> _The task_: Omit every picture, and retype the lines that run from the beginning of the data below through the line containing "i === values.length", inclusive.

> _Material provided_:
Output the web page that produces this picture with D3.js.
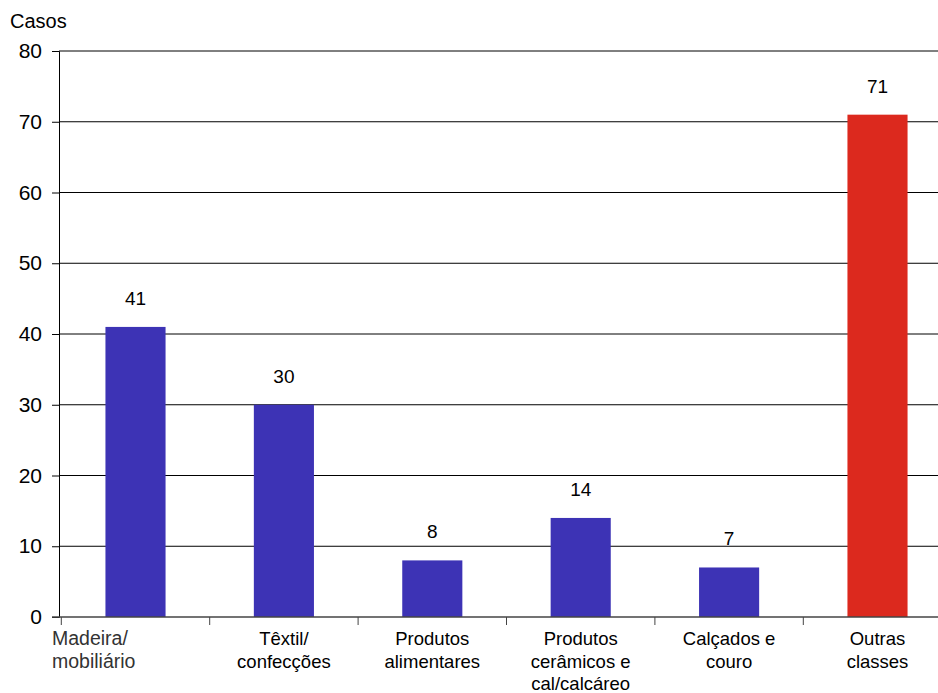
<!DOCTYPE html>
<html>
<head>
<meta charset="utf-8">
<script src="https://cdn.jsdelivr.net/npm/d3@7"></script>
<style>
  body { margin: 0; background: #fff; }
  text { font-family: "Liberation Sans", Arial, sans-serif; }
</style>
</head>
<body>
<svg id="chart"></svg>
<script>
const categories = [
  ["Madeira/", "mobiliário"],
  ["Têxtil/", "confecções"],
  ["Produtos", "alimentares"],
  ["Produtos", "cerâmicos e", "cal/calcáreo"],
  ["Calçados e", "couro"],
  ["Outras", "classes"],
];
const values = [41, 30, 8, 14, 7, 71];
const yTicks = [0, 10, 20, 30, 40, 50, 60, 70, 80];

const width = 938, height = 693;
const margin = { left: 59, right: -16, top: 51, bottom: 76 };

const svg = d3.select("#chart").attr("width", width).attr("height", height);

const x = d3.scaleBand()
  .domain(d3.range(values.length))
  .range([margin.left, width - margin.right])
  .paddingInner(0.595)
  .paddingOuter(0.313);

const y = d3.scaleLinear()
  .domain([0, 80])
  .range([height - margin.bottom, margin.top]);

// y axis
const yAxis = svg.append("g")
  .attr("transform", `translate(${margin.left},0)`)
  .call(d3.axisLeft(y).tickValues(yTicks).tickSize(7).tickPadding(10))
  .call(g => g.select(".domain").attr("stroke", "#000"));
yAxis.selectAll(".tick line").attr("stroke", "#000");
yAxis.selectAll(".tick text")
  .attr("font-size", 21).attr("fill", "#000")
  .attr("font-family", "Liberation Sans, Arial, sans-serif");

// gridlines
svg.append("g")
  .selectAll("line")
  .data(yTicks.filter(d => d > 0))
  .join("line")
  .attr("x1", margin.left).attr("x2", width)
  .attr("y1", d => y(d)).attr("y2", d => y(d))
  .attr("stroke", "#000").attr("stroke-width", 1);

// bars
svg.append("g")
  .selectAll("rect")
  .data(values)
  .join("rect")
  .attr("x", (d, i) => x(i))
  .attr("y", d => y(d))
  .attr("width", x.bandwidth())
  .attr("height", d => y(0) - y(d))
  .attr("fill", (d, i) => i === values.length - 1 ? "#dc291e" : "#3d33b5");

// value labels
svg.append("g")
  .selectAll("text")
  .data(values)
  .join("text")
  .attr("x", (d, i) => x(i) + x.bandwidth() / 2)
  .attr("y", d => y(d) - 22)
  .attr("text-anchor", "middle")
  .attr("font-size", 19)
  .text(d => d);

// x axis
const step = x.step();
const x0 = y(0);
svg.append("line")
  .attr("x1", margin.left - 7).attr("x2", width)
  .attr("y1", x0).attr("y2", x0)
  .attr("stroke", "#444").attr("stroke-width", 1.5);

svg.append("g")
  .selectAll("line")
  .data(d3.range(values.length))
  .join("line")
  .attr("x1", i => x(i) + x.bandwidth() / 2 - step / 2)
  .attr("x2", i => x(i) + x.bandwidth() / 2 - step / 2)
  .attr("y1", x0).attr("y2", x0 + 8)
  .attr("stroke", "#444");

const labels = svg.append("g")
  .selectAll("text")
  .data(categories)
  .join("text")
  .attr("font-size", (d, i) => i === 0 ? 19.5 : 18.5)
  .attr("fill", (d, i) => i === 0 ? "#333" : "#000")
  .attr("font-family", (d, i) => i === 0 ? "DejaVu Sans, sans-serif" : null)
  .attr("text-anchor", (d, i) => i === 0 ? "start" : "middle")
  .attr("x", (d, i) => i === 0 ? 52 : x(i) + x.bandwidth() / 2);

labels.selectAll("tspan")
  .data((d, i) => d.map(t => ({ t, i })))
  .join("tspan")
  .attr("x", function () { return this.parentNode.getAttribute("x"); })
  .attr("y", (d, j) => 645 + j * 22.5)
  .attr("font-weight", d => d.i === 0 ? 300 : null)
  .text(d => d.t);

svg.append("text")
  .attr("x", 10).attr("y", 28)
  .attr("font-size", 20)
  .text("Casos");
</script>
</body>
</html>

> _Solution below_:
Output the web page that produces this picture with D3.js.
<!DOCTYPE html>
<html>
<head>
<meta charset="utf-8">
<script src="https://cdn.jsdelivr.net/npm/d3@7"></script>
<style>
  body { margin: 0; background: #fff; }
  text { font-family: "Liberation Sans", Arial, sans-serif; }
</style>
</head>
<body>
<svg id="chart"></svg>
<script>
const categories = [
  ["Madeira/", "mobiliário"],
  ["Têxtil/", "confecções"],
  ["Produtos", "alimentares"],
  ["Produtos", "cerâmicos e", "cal/calcáreo"],
  ["Calçados e", "couro"],
  ["Outras", "classes"],
];
const values = [41, 30, 8, 14, 7, 71];
const yTicks = [0, 10, 20, 30, 40, 50, 60, 70, 80];

const width = 938, height = 693;
const margin = { left: 59, right: -16, top: 51, bottom: 76 };

const svg = d3.select("#chart").attr("width", width).attr("height", height);

const x = d3.scaleBand()
  .domain(d3.range(values.length))
  .range([margin.left, width - margin.right])
  .paddingInner(0.595)
  .paddingOuter(0.313);

const y = d3.scaleLinear()
  .domain([0, 80])
  .range([height - margin.bottom, margin.top]);

// y axis
const yAxis = svg.append("g")
  .attr("transform", `translate(${margin.left},0)`)
  .call(d3.axisLeft(y).tickValues(yTicks).tickSize(7).tickPadding(10))
  .call(g => g.select(".domain").attr("stroke", "#000"));
yAxis.selectAll(".tick line").attr("stroke", "#000");
yAxis.selectAll(".tick text")
  .attr("font-size", 21).attr("fill", "#000")
  .attr("font-family", "Liberation Sans, Arial, sans-serif");

// gridlines
svg.append("g")
  .selectAll("line")
  .data(yTicks.filter(d => d > 0))
  .join("line")
  .attr("x1", margin.left).attr("x2", width)
  .attr("y1", d => y(d)).attr("y2", d => y(d))
  .attr("stroke", "#000").attr("stroke-width", 1);

// bars
svg.append("g")
  .selectAll("rect")
  .data(values)
  .join("rect")
  .attr("x", (d, i) => x(i))
  .attr("y", d => y(d))
  .attr("width", x.bandwidth())
  .attr("height", d => y(0) - y(d))
  .attr("fill", (d, i) => i === values.length - 1 ? "#dc291e" : "#3d33b5");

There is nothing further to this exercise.